Очень своеобразным было становление геополитического образа Руси-России. Этот образ долгое время формировался как имперский, причем он был достаточно дробен (процесс разграничения различных типов внутриимперских владений-доминиумов - край, область, волость, вотчина, уезд, поместье), но одновременно ему были свойственны черты островитянства, изолированности, отделенности от внешнего мира (19, с.234, 239, 369; 49). Образ буферной или фронтирной империи (как можно представить Россию) породил и особую геополитическую формулу русской судьбы. Это явно центростремительная модель: отдельные области Руси как бы самообразуются, представляя собой отдельные островки, а сама Русь, расширяясь, тут же или постепенно превращает присоединенные территории в те же островки, которые стремятся самозамкнуться, но в пределах «острова Россия» (19, с.375-376). В данном случае мы видим фактически достаточно автономный механизм порождения или воспроизведения стандартных, как бы штамповонных, геополитических образов (своеобразных матрешек), условием развития которых является именно пограничность (понятая как
быстрое и своевременное выделение, а затем и отгораживание от окружающего мира).
Особая размерность пространства и времени, которая вообще характерна для геополитики, - их как бы укрупнение, увеличение, «квантование» крупными порциями (18, с.31), - способствует разработке экономичных и в то же время особенно рельефных геополитических образов.

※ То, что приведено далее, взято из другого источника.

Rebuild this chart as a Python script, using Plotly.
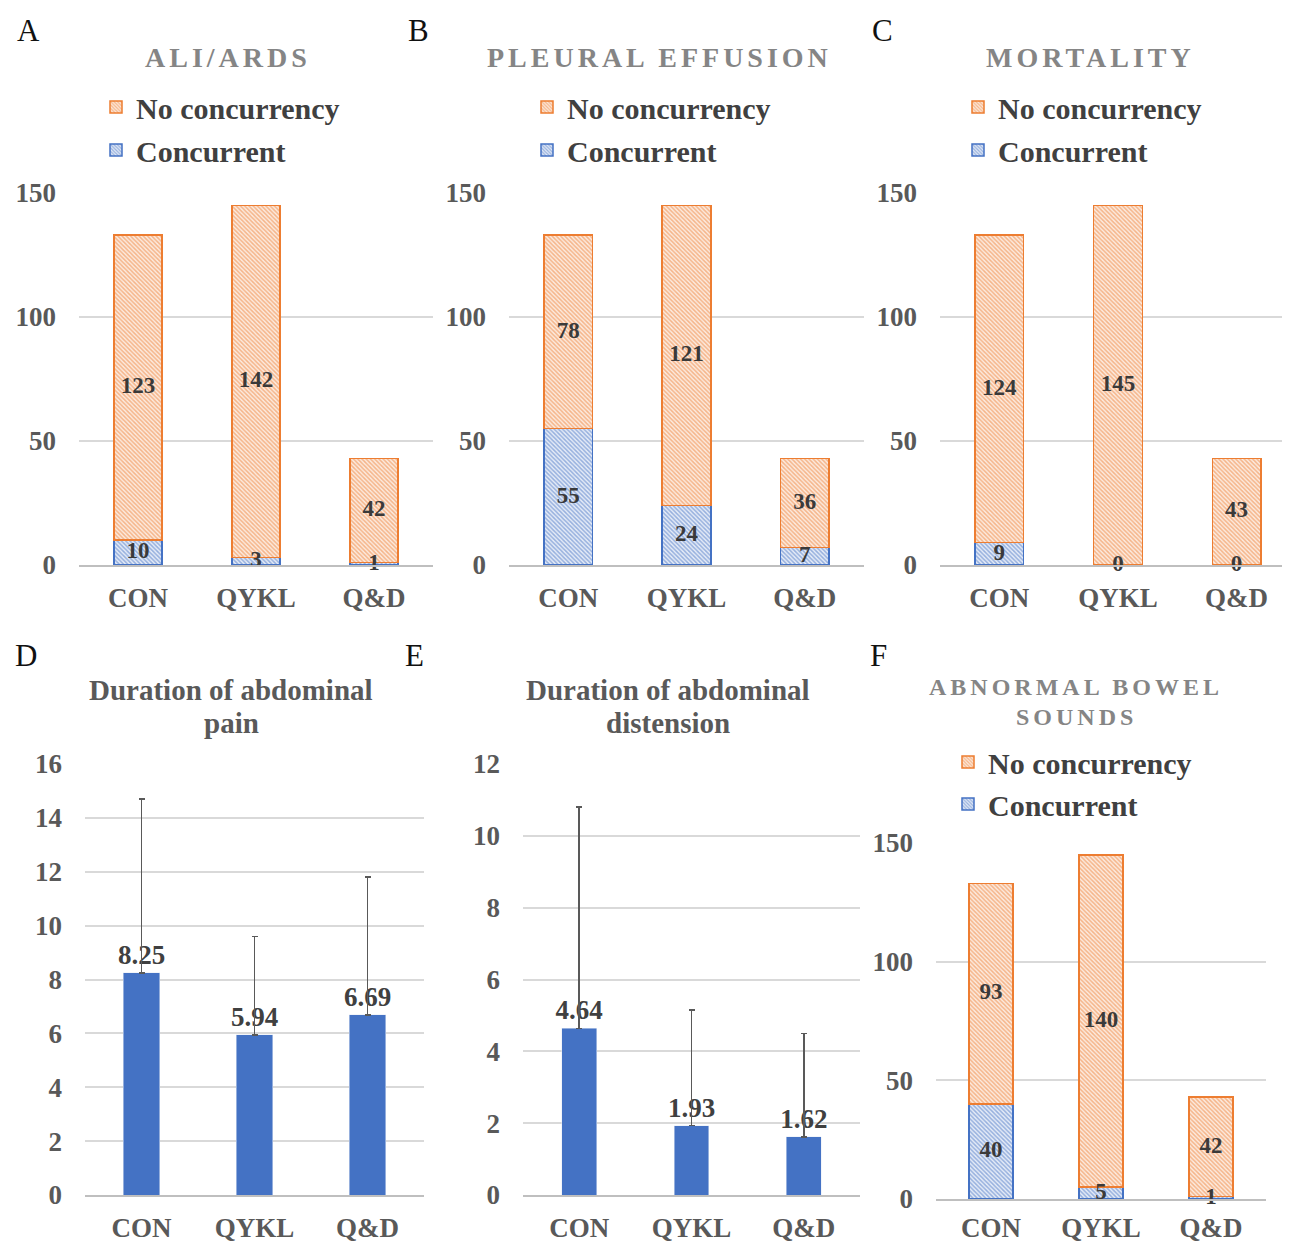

Всякие новые формы политической организации, как правило, предлагали и новые пространственно-временные размерности для окружающего мира, которые консолидировали его геополитически и создавали соответствующие геополитические представления. Тенденции ко все большему связыванию геополитических пространств и одновременно к их уплотнению вели к тиражированию определенных форм геополитической (политической) организации (18, с.32-41), которые в условиях постоянно меняющейся географической среды естественным образом трансформировались, менялись, совершенствовались или адаптировались. Возникали фактически целые серии геополитических образов, опирающихся на какой-то базовый геополитический образ-архетип, будь то полис, империя или территориальное государство Нового Времени. Подобные «бриколажи» (по Леви-Стросу) могли формировать развернутый «веер» геополитических пространств на любой вкус, в пределах господства определенной геополитической формы. Геополитика, таким образом, вырабатывает очень специфическое отношение к традиционному географическому пространству: она, грубо говоря, как бы «использует» классические картографические представления западной культуры в целях создания «картоидных» географических образов, которые бы наилучшим способом описывали или характеризовали геополитические искажения и «искривления», условный рельеф геополитической динамики (см. также: 13).

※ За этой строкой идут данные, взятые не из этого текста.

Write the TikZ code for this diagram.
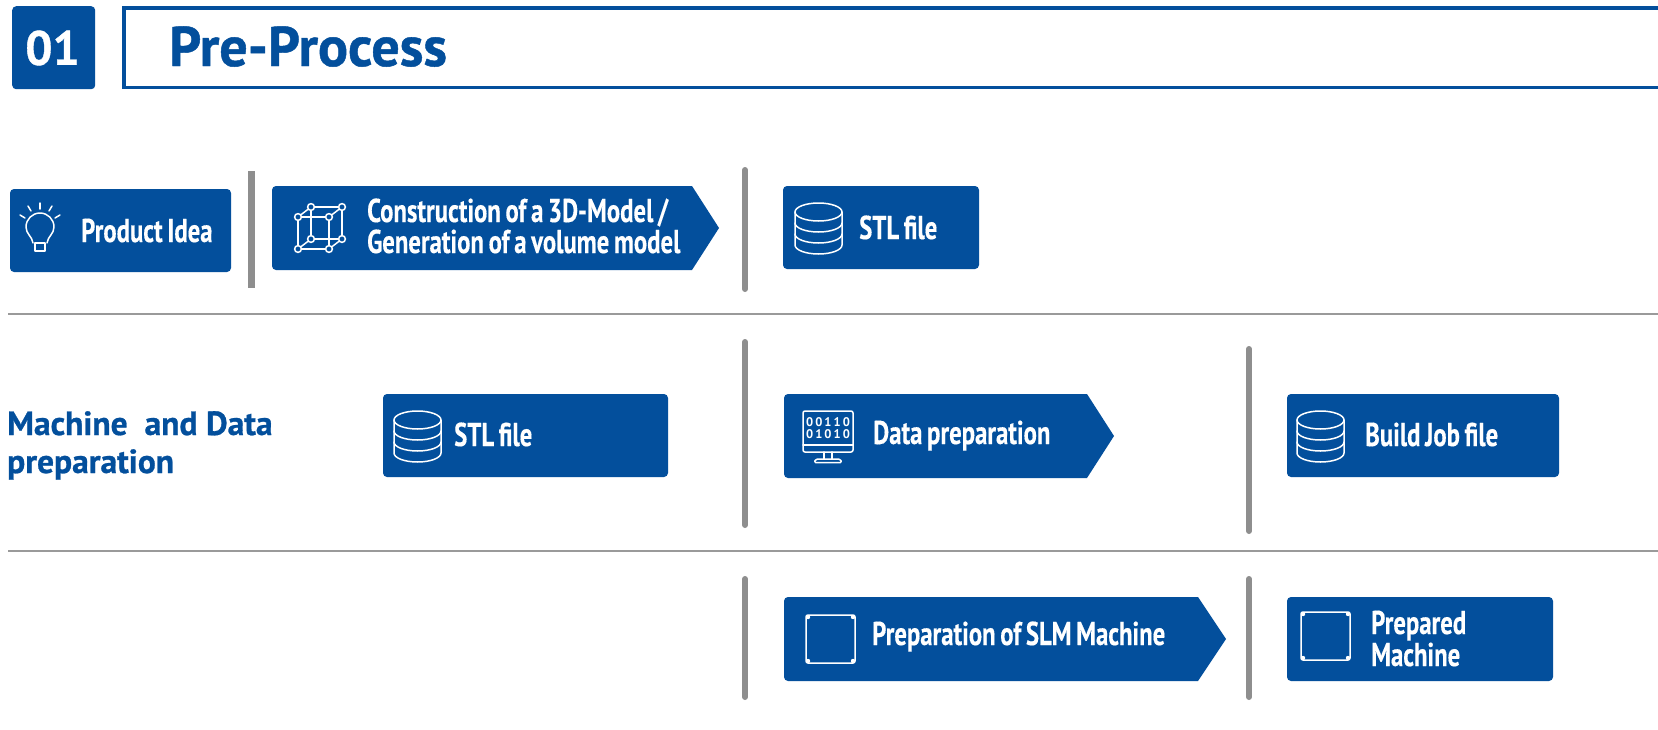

Геософия, которую можно понимать как дисциплину, изучающую и интерпретирующую большие пространства (40, с. 111), вполне очевидно представляет собой не аналог историософии, как можно было бы заключить в рамках хорологической концепции, но нечто более протяженное и расширенное в концептуальном смысле. Культурно-истори-ческая геополитика (синоним геософии), по мнению Страда, изучает макропространства (или ареалы), «...характеризующиеся не только пространственным, но и временным динамизмом и связанные друг с другом отношением притяжения и отталкивания, в зависимости от специфических особенностей, составляющих неповторимый облик
каждого такого ареала и определяющих его судьбу внутри общности, именуемой «человечеством», причем не в чисто биологическом смысле» (40, с.111). Универсальные геополитические (или теософские, сколь бы странным ни казалось это название) образы призваны, видимо, эффективно, очень компактно «сжимать» традиционное географическое пространство, «сжимая» параллельно и его конкретные временные характеристики (подробнее об этом в следующем разделе). Любая власть или властные структуры по своей природе ориентированы как бы на формирование своего собственного приватного пространства -пространства власти, которое может отнюдь не ограничиваться реальными государственными рубежами. Подобное отношение к географическому пространству было очень характерным для России: «...власть осмысливала пространство своего воспроизводства как лишенное пределов, бесконечное» (23, с. 153). Российские власти всегда стремились опередить, хотя бы на шаг, ход реального расширения территории, поглотить еще не завоеванное или еще не присоединенное пространство, путем строительства системы кордонов и крепостей (23, с.153). Укрепленные линии, эти как бы живые и пульсирующие постоянно геополитические пунктиры, «нервы», были, по сути,
индикатором или меткой очередного расширения и собственно базовых, геософских образов России и Российской империи. Мозаика таких геософских образов поддерживает на весу геополитическое «тело» России, позволяет создать системный эффект (своего рода «радиоактивное свечение») на основе их пересечения и взаимодействия (37).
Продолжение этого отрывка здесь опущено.